Adverse action can occur in two situations: with employees, and with prospective employees.
What is adverse action against an employee?
Adverse action is taken by an employer against an employee if the employer:
- dismisses the employee; or
- injures the employee in his or her employment; or
- alters the position of the employee to the employee's prejudice; or
- discriminates between the employee and other employees of the employer.
What is adverse action against a prospective employee?
Adverse action is taken by a prospective employer against a prospective employee if the prospective employer:
- refuses to employ the prospective employee; or
- discriminates against the prospective employee in the terms or conditions on which the prospective employer offers to employ the prospective employee.
What is a workplace right?
A person has a workplace right if he or she:
- is entitled to the benefit of, or has a role or responsibility under, a workplace law, workplace instrument or order made by an industrial body; or
- is able to initiate, or participate in, a process or proceedings under a workplace law or workplace instrument; or
- is able to make a complaint or inquiry:
- to a person or body having the capacity under a workplace law to seek compliance with that law or a workplace instrument; or
- if the person is an employee – in relation to his or her employment.
So what must an employer show when there's a complaint of unlawful adverse action?

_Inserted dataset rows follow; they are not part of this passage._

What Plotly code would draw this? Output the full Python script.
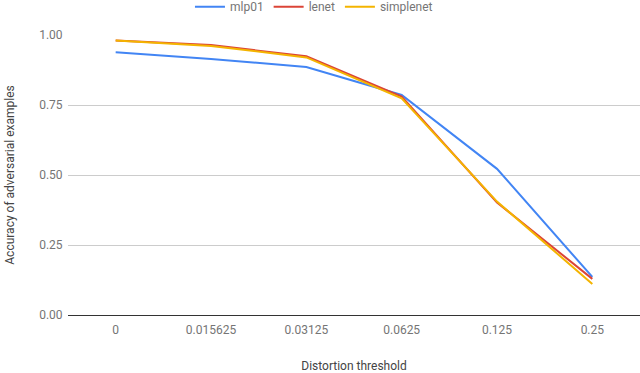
import plotly.graph_objects as go

categories = ["0", "0.015625", "0.03125", "0.0625", "0.125", "0.25"]
mlp01 = [0.938, 0.914, 0.886, 0.786, 0.522, 0.136]
lenet = [0.980, 0.964, 0.924, 0.780, 0.402, 0.129]
simplenet = [0.980, 0.961, 0.920, 0.774, 0.405, 0.111]
yticks = [0, 0.25, 0.5, 0.75, 1.0]
ytick_labels = ["0.00", "0.25", "0.50", "0.75", "1.00"]

series = [("mlp01", mlp01, "#4285F4"), ("lenet", lenet, "#DB4437"), ("simplenet", simplenet, "#F4B400")]

fig = go.Figure()
for name, vals, color in series:
    fig.add_trace(go.Scatter(x=categories, y=vals, mode="lines", name=name,
                             line=dict(color=color, width=2)))

fig.update_layout(
    width=640, height=373,
    margin=dict(l=68, r=0, t=0, b=58, autoexpand=False),
    paper_bgcolor="white", plot_bgcolor="white",
    font=dict(family="Roboto", size=12, color="#757575"),
    legend=dict(orientation="h", x=0.43, xanchor="center", y=1.025, yanchor="top",
                font=dict(size=12, color="#757575"), itemwidth=30),
    xaxis=dict(type="category", range=[-0.5, 5.5], showgrid=False, showline=True,
               linecolor="#333333", linewidth=1, automargin=True,
               ticks="outside", ticklen=4, tickcolor="rgba(0,0,0,0)",
               tickfont=dict(size=12, color="#757575"),
               title=dict(text="Distortion threshold", font=dict(size=12, color="#444444"), standoff=27)),
    yaxis=dict(range=[0, 1], domain=[0, 280 / 315], tickvals=yticks, ticktext=ytick_labels,
               showgrid=True, gridcolor="#CCCCCC", automargin=True,
               zeroline=True, zerolinecolor="#333333", zerolinewidth=1,
               tickfont=dict(size=12, color="#757575"),
               ticks="outside", ticklen=2, tickcolor="rgba(0,0,0,0)",
               title=dict(text="Accuracy of adversarial examples", font=dict(size=12, color="#444444"), standoff=21)),
)

fig.write_html("out.html", config={"displayModeBar": False},
               post_script="document.body.style.margin='0';")
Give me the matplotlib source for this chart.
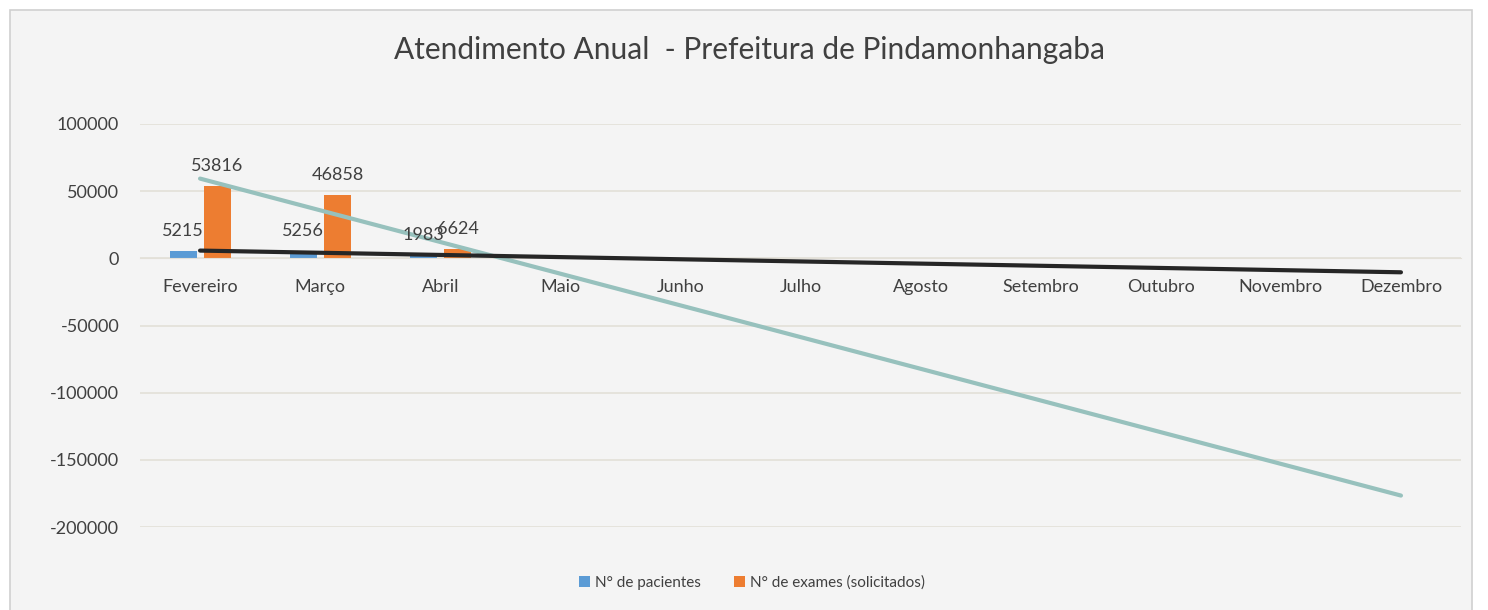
import matplotlib.pyplot as plt
import matplotlib.patches as mpatches
import numpy as np

plt.rcParams['font.family'] = ['Lato', 'DejaVu Sans']

# data
meses = ["Fevereiro", "Março", "Abril", "Maio", "Junho", "Julho", "Agosto",
         "Setembro", "Outubro", "Novembro", "Dezembro"]
pacientes = [5215, 5256, 1983]
exames = [53816, 46858, 6624]
y_ticks = [100000, 50000, 0, -50000, -100000, -150000, -200000]

cor_pac = "#5b9bd5"
cor_exa = "#ed7d31"
cor_txt = "#404040"

fig = plt.figure(figsize=(14.88, 6.10), dpi=100)
fig.patch.set_facecolor("white")
# chart area frame like excel
frame = mpatches.Rectangle((10 / 1488, -0.01), 1462 / 1488, 1 - 10 / 610 + 0.01,
                           transform=fig.transFigure, facecolor="#f4f4f4",
                           edgecolor="#d0d0d0", linewidth=1.2, zorder=-5)
fig.patches.append(frame)

ax = fig.add_axes([140 / 1488, 1 - 527 / 610, 1321 / 1488, 403 / 610])
ax.set_facecolor("none")
ax.set_zorder(2)
# category axis crosses at zero (set first, it resets the tick settings)
ax.spines["bottom"].set_position(("data", 0))
ax.spines["bottom"].set_color("#e3e0d8")
for s in ["top", "right", "left"]:
    ax.spines[s].set_visible(False)

x = np.arange(1, len(meses) + 1)
xb = x[:len(pacientes)]
w = 0.225
b1 = ax.bar(xb - 0.14, pacientes, w, color=cor_pac, zorder=2, label="N° de pacientes")
b2 = ax.bar(xb + 0.145, exames, w, color=cor_exa, zorder=2, label="N° de exames (solicitados)")

for xi, v in zip(xb - 0.14, pacientes):
    ax.annotate(str(v), (xi, v), xytext=(0, 9), textcoords="offset points",
                ha="center", va="bottom", fontsize=13, color=cor_txt, zorder=4)
for xi, v in zip(xb + 0.145, exames):
    ax.annotate(str(v), (xi, v), xytext=(0, 9), textcoords="offset points",
                ha="center", va="bottom", fontsize=13, color=cor_txt, zorder=4)

# linear trendlines (same as excel) over all months
cp = np.polyfit(xb, pacientes, 1)
ce = np.polyfit(xb, exames, 1)
ax.plot(x, np.polyval(ce, x), color="#97c1bd", linewidth=3, zorder=3,
        solid_capstyle="round")
ax.plot(x, np.polyval(cp, x), color="#262626", linewidth=3, zorder=3,
        solid_capstyle="round")

ax.set_xlim(0.5, len(meses) + 0.5)
ax.set_ylim(-200000, 100000)
ax.set_yticks(y_ticks)
ax.set_yticklabels([str(t) for t in y_ticks], fontsize=13, color=cor_txt)
ax.set_xticks(x)
ax.set_xticklabels(meses, fontsize=13, color=cor_txt)
ax.grid(axis="y", color="#e3e0d8", linewidth=1.2, zorder=1)
ax.set_axisbelow(True)
ax.tick_params(length=0)
ax.tick_params(axis="x", pad=15)
ax.tick_params(axis="y", pad=15)

fig.text(749 / 1488, 1 - 50 / 610, "Atendimento Anual  - Prefeitura de Pindamonhangaba",
         ha="center", va="center", fontsize=21.5, color=cor_txt)

fig.legend(handles=[b1, b2], loc="center", bbox_to_anchor=(752 / 1488, 1 - 583 / 610),
           ncol=2, frameon=False, fontsize=11, handlelength=0.7, handleheight=0.7,
           handletextpad=0.3, columnspacing=2.2, labelcolor=cor_txt)

fig.savefig("out.png", dpi=100, facecolor=fig.get_facecolor())
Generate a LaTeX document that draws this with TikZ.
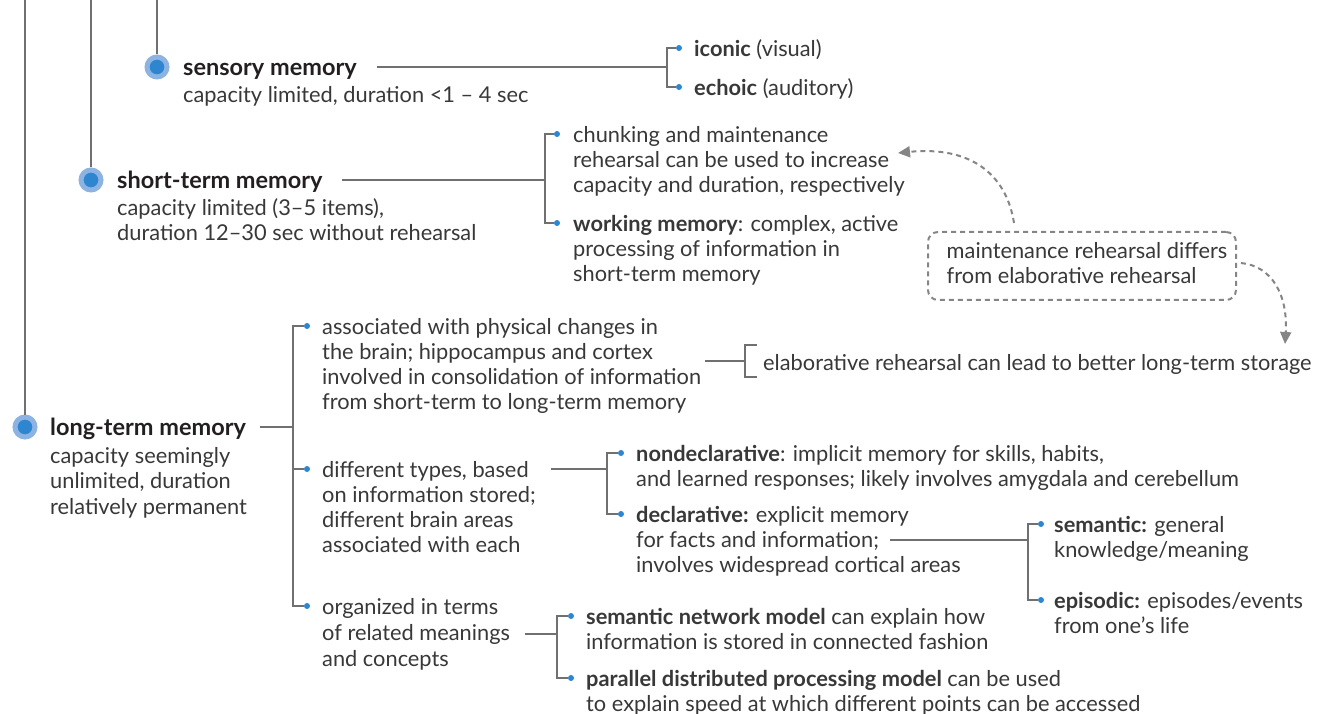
\documentclass[tikz,border=0pt]{standalone}
\usepackage{fontspec}
\setmainfont{Lato}
\usetikzlibrary{arrows.meta}
\definecolor{txt}{HTML}{383838}
\definecolor{ttlc}{HTML}{231F20}
\definecolor{ln}{HTML}{707070}
\definecolor{dotb}{HTML}{2E86D1}
\definecolor{ringb}{HTML}{8DB3E2}
\definecolor{dshc}{HTML}{858585}
\begin{document}
\begin{tikzpicture}[x=1pt,y=-1pt,
  tx/.style={anchor=north west,inner sep=0,align=left,font=\fontsize{21.8}{25}\selectfont,text=txt},
  ttl/.style={anchor=north west,inner sep=0,align=left,font=\fontsize{23.5}{25}\selectfont\bfseries,text=ttlc},
  bigdot/.style={circle,fill=dotb,draw=ringb,line width=5pt,minimum size=20pt,inner sep=0},
  smdot/.style={circle,fill=dotb,inner sep=0,minimum size=6pt},
  conn/.style={draw=ln,line width=1.3pt},
  trunk/.style={draw=ln,line width=1.5pt},
  dashc/.style={draw=dshc,line width=2pt,dash pattern=on 5pt off 4pt},
  dbox/.style={draw=dshc,line width=2pt,dash pattern=on 5pt off 4pt,rounded corners=10pt,
    minimum width=308pt,minimum height=68pt,align=left,inner sep=0pt,
    font=\fontsize{21.8}{25}\selectfont,text=txt},
  tip/.style={-{Triangle[length=12pt,width=11pt]}}
]
\useasboundingbox (0,0) rectangle (1318,714);

% big dots
\node[bigdot] (sdot) at (157,67) {};
\node[bigdot] (stdot) at (91,180) {};
\node[bigdot] (ldot) at (25,427) {};
\coordinate (top1) at (25,0);
\coordinate (top2) at (91,0);
\coordinate (top3) at (157,0);
\draw[trunk] (top1) -- (ldot);
\draw[trunk] (top2) -- (stdot);
\draw[trunk] (top3) -- (sdot);

% sensory memory
\node[ttl] (stitle) at (183,58) {\strut sensory memory};
\node[tx] (ssub) at (183,84.5) {\strut capacity limited, duration <1 – 4 sec};
\coordinate (s0) at (377,67);
\coordinate (sj) at (667,67);
\node[smdot] (s1) at (679,48) {};
\node[smdot] (s2) at (679,87) {};
\draw[conn] (s0) -- (sj);
\draw[conn] (s1) -- (s1 -| sj) -- (s2 -| sj) -- (s2);
\node[tx] (iconic) at (694,38.5) {\strut\textbf{iconic} (visual)};
\node[tx] (echoic) at (694,77.5) {\strut\textbf{echoic} (auditory)};

% short-term memory
\node[ttl] (sttitle) at (117,171) {\strut short-term memory};
\node[tx] (stsub) at (117,197.5) {\strut capacity limited (3–5 items),\\duration 12–30 sec without rehearsal};
\coordinate (st0) at (342,180);
\coordinate (stj) at (545,180);
\node[smdot] (st1) at (557,134) {};
\node[smdot] (st2) at (557,223) {};
\draw[conn] (st0) -- (stj);
\draw[conn] (st1) -- (st1 -| stj) -- (st2 -| stj) -- (st2);
\node[tx] (chunk) at (573,124.5) {\strut chunking and maintenance\\rehearsal can be used to increase\\capacity and duration, respectively};
\node[tx] (work) at (573,213.5) {\strut\textbf{working memory}: complex, active\\processing of information in\\short-term memory};

% dashed box and arrows
\node[dbox] (mbox) at (1082,266) {\strut\hspace*{10pt}maintenance rehearsal differs\\\hspace*{10pt}from elaborative rehearsal\strut};
\coordinate (a1end) at (898,153);
\coordinate (a2end) at (1285,344);
\draw[dashc,tip] ([xshift=87pt,yshift=8pt]mbox.north west) .. controls (1006,172) and (968,146) .. (a1end);
\draw[dashc,tip] ([xshift=4pt,yshift=3pt]mbox.east) .. controls (1272,266) and (1288,295) .. (a2end);

% long-term memory
\node[ttl] (ltitle) at (50,418) {\strut long-term memory};
\node[tx] (lsub) at (50,445.5) {\strut capacity seemingly\\[0.5pt]unlimited, duration\\[0.5pt]relatively permanent};
\coordinate (l0) at (260,427);
\coordinate (lj) at (293,427);
\node[smdot] (l1) at (307,326) {};
\node[smdot] (l2) at (307,469) {};
\node[smdot] (l3) at (307,606) {};
\draw[conn] (l0) -- (lj);
\draw[conn] (l1) -- (l1 -| lj) -- (l3 -| lj) -- (l3);
\draw[conn] (l2) -- (l2 -| lj);

\node[tx] (phys) at (322,316.5) {\strut associated with physical changes in\\the brain; hippocampus and cortex\\involved in consolidation of information\\from short-term to long-term memory};
\coordinate (e0) at (705,361);
\coordinate (ej) at (745,361);
\coordinate (e1) at (757,345);
\coordinate (e2) at (757,377);
\draw[conn] (e0) -- (ej);
\draw[conn] (e1) -- (e1 -| ej) -- (e2 -| ej) -- (e2);
\node[tx] (elab) at (763,352.5) {\strut elaborative rehearsal can lead to better long-term storage};

\node[tx] (types) at (322,459.5) {\strut different types, based\\on information stored;\\different brain areas\\associated with each};
\coordinate (t0) at (551,469);
\coordinate (tj) at (607,469);
\node[smdot] (t1) at (621,453) {};
\node[smdot] (t2) at (621,514) {};
\draw[conn] (t0) -- (tj);
\draw[conn] (t1) -- (t1 -| tj) -- (t2 -| tj) -- (t2);
\node[tx] (nondecl) at (636,443.5) {\strut\textbf{nondeclarative}: implicit memory for skills, habits,\\and learned responses; likely involves amygdala and cerebellum};
\node[tx] (decl) at (636,504.5) {\strut\textbf{declarative:} explicit memory\\for facts and information;\\involves widespread cortical areas};
\coordinate (d0) at (890,540);
\coordinate (dj) at (1028,540);
\node[smdot] (d1) at (1041,524) {};
\node[smdot] (d2) at (1041,600) {};
\draw[conn] (d0) -- (dj);
\draw[conn] (d1) -- (d1 -| dj) -- (d2 -| dj) -- (d2);
\node[tx] (sem) at (1054,514.5) {\strut\textbf{semantic:} general\\knowledge/meaning};
\node[tx] (epi) at (1054,590.5) {\strut\textbf{episodic:} episodes/events\\from one’s life};

\node[tx] (org) at (322,596.5) {\strut organized in terms\\[1.5pt]of related meanings\\[1pt]and concepts};
\coordinate (o0) at (525,634);
\coordinate (oj) at (557,634);
\node[smdot] (o1) at (571,616) {};
\node[smdot] (o2) at (571,678) {};
\draw[conn] (o0) -- (oj);
\draw[conn] (o1) -- (o1 -| oj) -- (o2 -| oj) -- (o2);
\node[tx] (snet) at (586,606.5) {\strut\textbf{semantic network model} can explain how\\information is stored in connected fashion};
\node[tx] (pdp) at (586,668.5) {\strut\textbf{parallel distributed processing model} can be used\\to explain speed at which different points can be accessed};
\end{tikzpicture}
\end{document}
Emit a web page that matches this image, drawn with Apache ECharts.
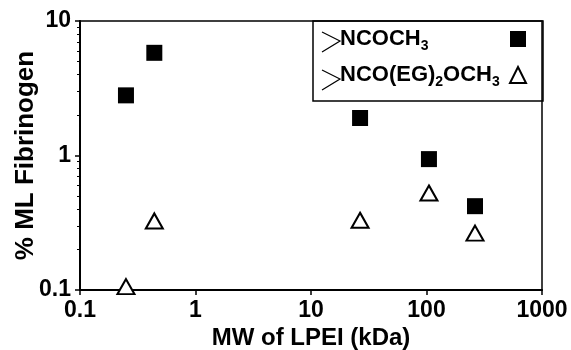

Justice Tracey's decision in Barclay v The Board of Bendigo Regional Institute of Technical and Further Education  FCA 284 gives some valuable guidance for employers facing an allegation of adverse action.
Barclay was active in his union. In his union capacity he forwarded an email to other union members indicating he was aware of reports of serious misconduct by unnamed persons at his workplace. He did not report these allegations to his managers before sending the email.
He was then required by his employer to show cause why he should not be disciplined for failing to report the misconduct. He was suspended on full pay, has his internet access suspended and was required not to attend work during his suspension (the adverse action).
Barclay claimed the adverse action was taken against him because of his union activities.
Justice Tracey found that in interpreting equivalent provisions of the predecessor Acts to the Fair Work Act the courts “proceeded on the basis that evidence of the employer's subjective reasons for taking the impugned action was relevant in deciding whether the employer had taken the action because of the existence of one or more of the circumstances in which such action was impermissible”.
Importantly, he found that “if the employer adduces evidence which persuades the court that it acted solely for a reason other than one or more of the impermissible reasons … it will have made good its defence.”. Normally to succeed in such a defence it would be necessary to have evidence from the decision-maker.
In this case, the employer was able to show that the adverse action was not taken for a prohibited reason.
Employers need to be aware that there are a wide variety of circumstances in which they are at risk of being found to have unlawfully taken adverse action against employees or prospective employees.
If an employee has lodged any kind of workplace grievance the employer should seek advice before terminating the employment or taking any other kind of action that disadvantages the employee in the workplace.